O “mal-entendido” na interpretação dos dados aos quais a equipe de Musk teve acesso, de acordo com a reportagem, tem origem em problemas de codificação de informações. A SSA mantém bancos de dados em Cobol, uma linguagem de programação de computador criada há quase 70 anos e ainda usada em setores governamentais e financeiros.
Mas, diferentemente da maioria das linguagens de programação modernas, o Cobol não tem uma maneira padronizada de armazenar e trabalhar com datas. Muitas datas precisam ser codificadas em um número de referência, explicou ao Washington Post o especialista Manjeet Rege, presidente do Departamento de Engenharia de Software e Ciência de dados da Universidade de St. Thomas.
O número de data de referência mais comum é 20 de maio de 1875, o dia em que esse padrão foi estabelecido. Isso significa que, se alguém se inscrever no Seguro Social sem uma data de nascimento, poderá ser registrado como tendo 150 anos de idade no banco de dados, dependendo de como o programador solucionar o problema. Os responsáveis pela criação do banco de dados do Seguro Social podem, portanto, ter definido 1875 como o ano de nascimento padrão para qualquer pessoa que não tivesse essa informação na época da inscrição.
Musk não informou a qual banco de dados teve acesso, mas que seus funcionários haviam iniciado um “exame superficial” do sistema. A questão da defasagem tecnológica foi analisada pela revista Wired. A publicação considerou que o grupo de jovens engenheiros de Musk pode não estar familiarizado com o Cobol, linguagem pouco usada atualmente.

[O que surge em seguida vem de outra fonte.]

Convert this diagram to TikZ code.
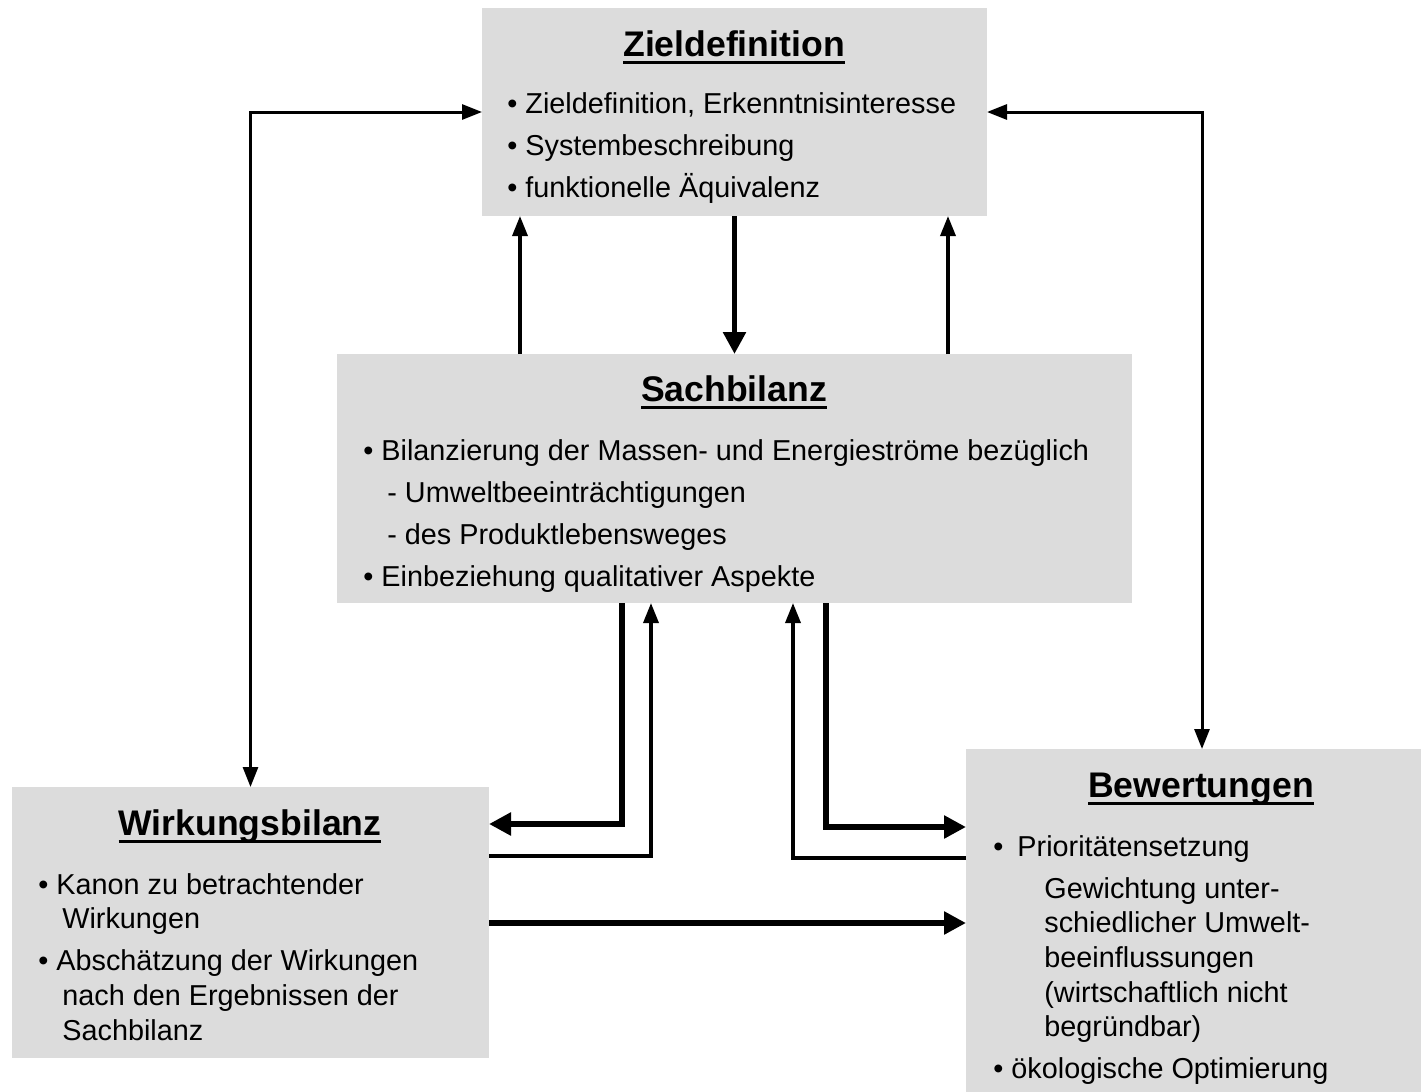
\documentclass[tikz,border=0pt]{standalone}
\usepackage{fontspec}
\setmainfont{Liberation Sans}
\usetikzlibrary{arrows.meta}
\definecolor{boxgray}{RGB}{220,220,220}
\newcommand\myul[1]{\setbox0\hbox{#1}\rlap{\rule[-3.8pt]{\wd0}{1.5pt}}\box0}
\begin{document}
\begin{tikzpicture}[x=0.5pt,y=-0.5pt,
  box/.style={fill=boxgray, draw=none, inner sep=0pt, outer sep=0pt},
  ttl/.style={anchor=base, inner sep=0pt, font=\fontsize{17.8}{21}\selectfont\bfseries},
  txt/.style={anchor=base west, inner sep=0pt, font=\fontsize{14.4}{21}\selectfont},
  loopst/.style={line width=1.5pt, {Triangle[length=10pt,width=7.5pt]}-{Triangle[length=10pt,width=7.5pt]}},
  thinarr/.style={line width=1.7pt, -{Triangle[length=10pt,width=7.5pt]}},
  thickarr/.style={line width=2.9pt, -{Triangle[length=11pt,width=11pt]}},
]
\useasboundingbox (0,0) rectangle (1421,1092);

% boxes
\node[box, minimum width=252.5pt, minimum height=104pt] (zf) at (734.5,112) {};
\node[box, minimum width=397.5pt, minimum height=124.5pt] (sb) at (734.5,478.5) {};
\node[box, minimum width=238.5pt, minimum height=135.5pt] (wb) at (250.5,922.5) {};
\node[box, minimum width=227.5pt, minimum height=171.5pt] (bw) at (1193.5,920.5) {};

% Zieldefinition text
\node[ttl] (zft) at (734,56) {\myul{Zieldefinition}};
\node[txt] (zf1) at (507,113) {• Zieldefinition, Erkenntnisinteresse};
\node[txt] (zf2) at (507,155) {• Systembeschreibung};
\node[txt] (zf3) at (507,197) {• funktionelle Äquivalenz};

% Sachbilanz text
\node[ttl] (sbt) at (734,401) {\myul{Sachbilanz}};
\node[txt] (sb1) at (363,460) {• Bilanzierung der Massen- und Energieströme bezüglich};
\node[txt] (sb2) at (387,502) {- Umweltbeeinträchtigungen};
\node[txt] (sb3) at (387,544) {- des Produktlebensweges};
\node[txt] (sb4) at (363,586) {• Einbeziehung qualitativer Aspekte};

% Wirkungsbilanz text
\node[ttl] (wbt) at (250,835) {\myul{Wirkungsbilanz}};
\node[txt] (wb1) at (38,894) {• Kanon zu betrachtender};
\node[txt] (wb2) at (62,928) {Wirkungen};
\node[txt] (wb3) at (38,970) {• Abschätzung der Wirkungen};
\node[txt] (wb4) at (62,1005) {nach den Ergebnissen der};
\node[txt] (wb5) at (62,1040) {Sachbilanz};

% Bewertungen text
\node[ttl] (bwt) at (1201,797) {\myul{Bewertungen}};
\node[txt] (bw1) at (993,856) {•\hspace{7pt}Prioritätensetzung};
\node[txt] (bw2) at (1044,898) {Gewichtung unter-};
\node[txt] (bw3) at (1044,932) {schiedlicher Umwelt-};
\node[txt] (bw4) at (1044,967) {beeinflussungen};
\node[txt] (bw5) at (1044,1002) {(wirtschaftlich nicht};
\node[txt] (bw6) at (1044,1036) {begründbar)};
\node[txt] (bw7) at (993,1078) {• ökologische Optimierung};

% helper columns / rows
\coordinate (xA) at (520,0);
\coordinate (xB) at (948,0);
\coordinate (xR) at (1202,0);
\coordinate (xC) at (622,0);
\coordinate (xD) at (651,0);
\coordinate (xE) at (826,0);
\coordinate (xF) at (793,0);
\coordinate (yW1) at (0,824);
\coordinate (yW2) at (0,856);
\coordinate (yB1) at (0,827);
\coordinate (yB2) at (0,858);
\coordinate (yM) at (0,923);

% connectors
\draw[thickarr] (zf.south) -- (sb.north);
\draw[thinarr] (xA |- sb.north) -- (xA |- zf.south);
\draw[thinarr] (xB |- sb.north) -- (xB |- zf.south);
\draw[loopst] (wb.north) |- (zf.west);
\draw[loopst] (xR |- bw.north) |- (zf.east);
\draw[thickarr] (xC |- sb.south) |- (wb.east |- yW1);
\draw[thinarr] (wb.east |- yW2) -| (xD |- sb.south);
\draw[thickarr] (xE |- sb.south) |- (bw.west |- yB1);
\draw[thinarr] (bw.west |- yB2) -| (xF |- sb.south);
\draw[thickarr] (wb.east |- yM) -- (bw.west |- yM);
\end{tikzpicture}
\end{document}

Para a publicação, “o fato de o sistema da Previdência Social conter milhões de entradas de pessoas que morreram é provavelmente um potencial erro causado pelo Cobol, o que não é novidade”. O relatório de 2023 da SSA dizia que o banco de dados não seria atualizado em razão do alto custo para fazer isso.
Investida contra o serviço público liderada por Musk abriu muitas frentes
Desde sua posse, em 20 de janeiro, o governo Trump tem promovido uma cruzada contra a máquina pública, que ele avalia estar emperrada por gastos, serviços e funcionários desnecessários. Com Musk à frente da investida, está sendo promovida uma devassa em diferentes setores do governo, inclusive os que lidam com informações consideradas confidenciais e sensíveis, com a alegação de enxugar custos e aumentar a eficiência do aparato estatal.
O braço reformista envolve, entre outras, questões econômicas, como políticas tarifárias, ambientais e sociais, a exemplo da controversa ação dirigida a imigrantes e os ataques à Agência dos Estados Unidos para o Desenvolvimento Internacional (USAID), responsável por 40% dos programas de assistência humanitária no mundo. No caso da USAID, as decisões do governo Trump estão gerando uma campanha de desinformação que tem impacto também no Brasil.
Este tema também foi checado também por Aos Fatos, AP e BBC.